The present study assesses the ability of climate models to simulate rainfall teleconnections with the El Niño-Southern Oscillation (ENSO) and the Indian Ocean Dipole (IOD). An assessment is provided on 24 climate models used in the Fourth Assessment Report (AR4) of the Intergovernmental Panel on Climate Change (IPCC).

The strength of the ENSO-rainfall teleconnection, defined as the correlation between rainfall and Niño3.4, is overwhelmingly controlled by the amplitude of ENSO signals relative to stochastic noise, highlighting the importance of realistically simulating this parameter. Because ENSO influences arise from the movement of convergence zones from their mean positions, the well-known equatorial Pacific climatological sea surface temperature (SST) and ENSO cold tongue anomaly biases lead to systematic errors. The climatological SSTs, that are far too cold along the Pacific equator, lead to a complete “ENSO doldrums response” along the central and/or eastern equatorial Pacific in the majority of models. ENSO anomalies are also too equatorially confined and extend too far west, with linkages to a weakness in the teleconnection with Hawaii boreal winter rainfall, and an inducement of a teleconnection with rainfall over west Papau New Guinea in austral summer. Another consequence of the ENSO cold tongue bias is that the majority of models produce too strong a coherence between SST anomalies in the west, central and eastern equatorial Pacific. Consequently, the models’ abilities are reduced in terms of producing differences in the impacts by ENSO from those by the ENSO Modoki.

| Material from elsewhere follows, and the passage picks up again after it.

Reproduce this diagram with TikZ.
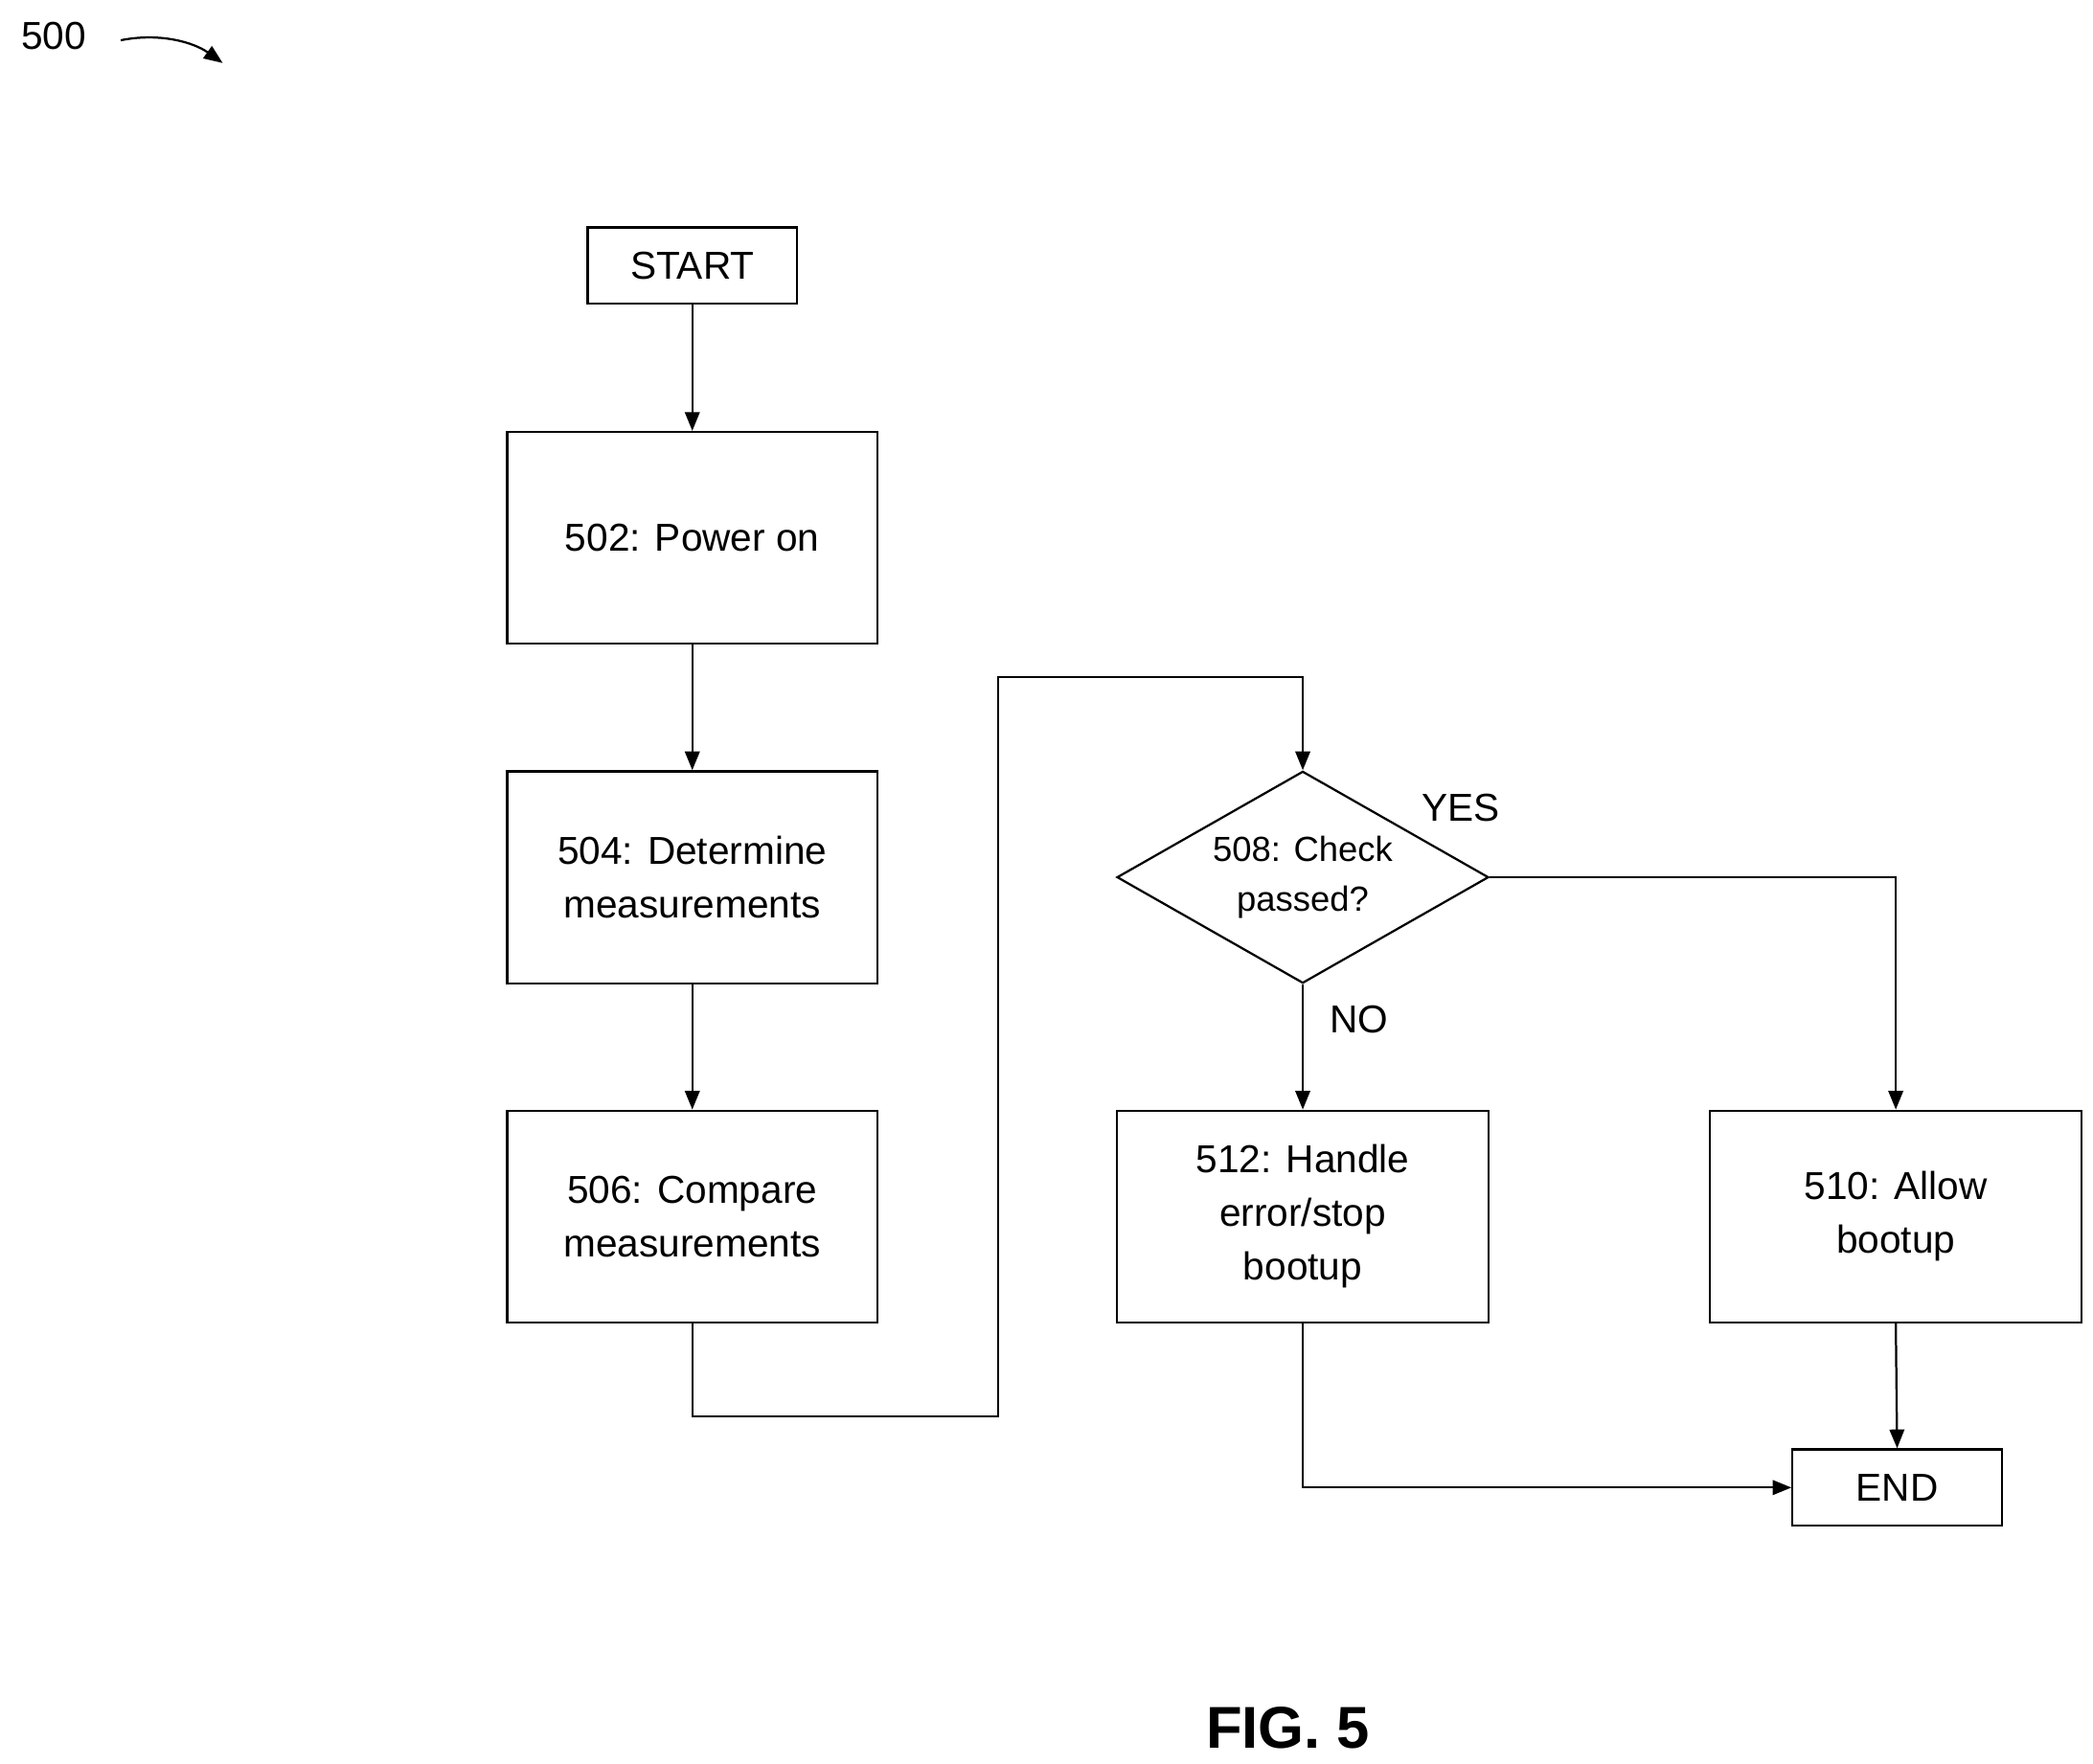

Similarly, the IOD-rainfall teleconnection strengthens with an intensification of the IOD relative to the stochastic noise. A significant relationship exists between inter-model variations of IOD-ENSO coherence and inter-model variations of the ENSO amplitude in a small subset of models, in which the ENSO anomaly structure and ENSO signal transmission to the Indian Ocean are better simulated. However, using all but one model (defined as an outlier) there is no systematic linkage between the ENSO amplitude and IOD-ENSO coherence. Indeed, the majority of models produce an ENSO-IOD coherence lower than the observed, supporting the notion that the Indian Ocean has the ability to generate independent variability, and that ENSO is not the only trigger of the IOD. Although models with a stronger IOD amplitude and rainfall teleconnection tend to have a greater ENSO amplitude, there is no causal relationship; instead this feature reflects a commensurate strength of the Bjerknes feedback in both the Indian and Pacific Oceans.

Last Updated: 2008-08-21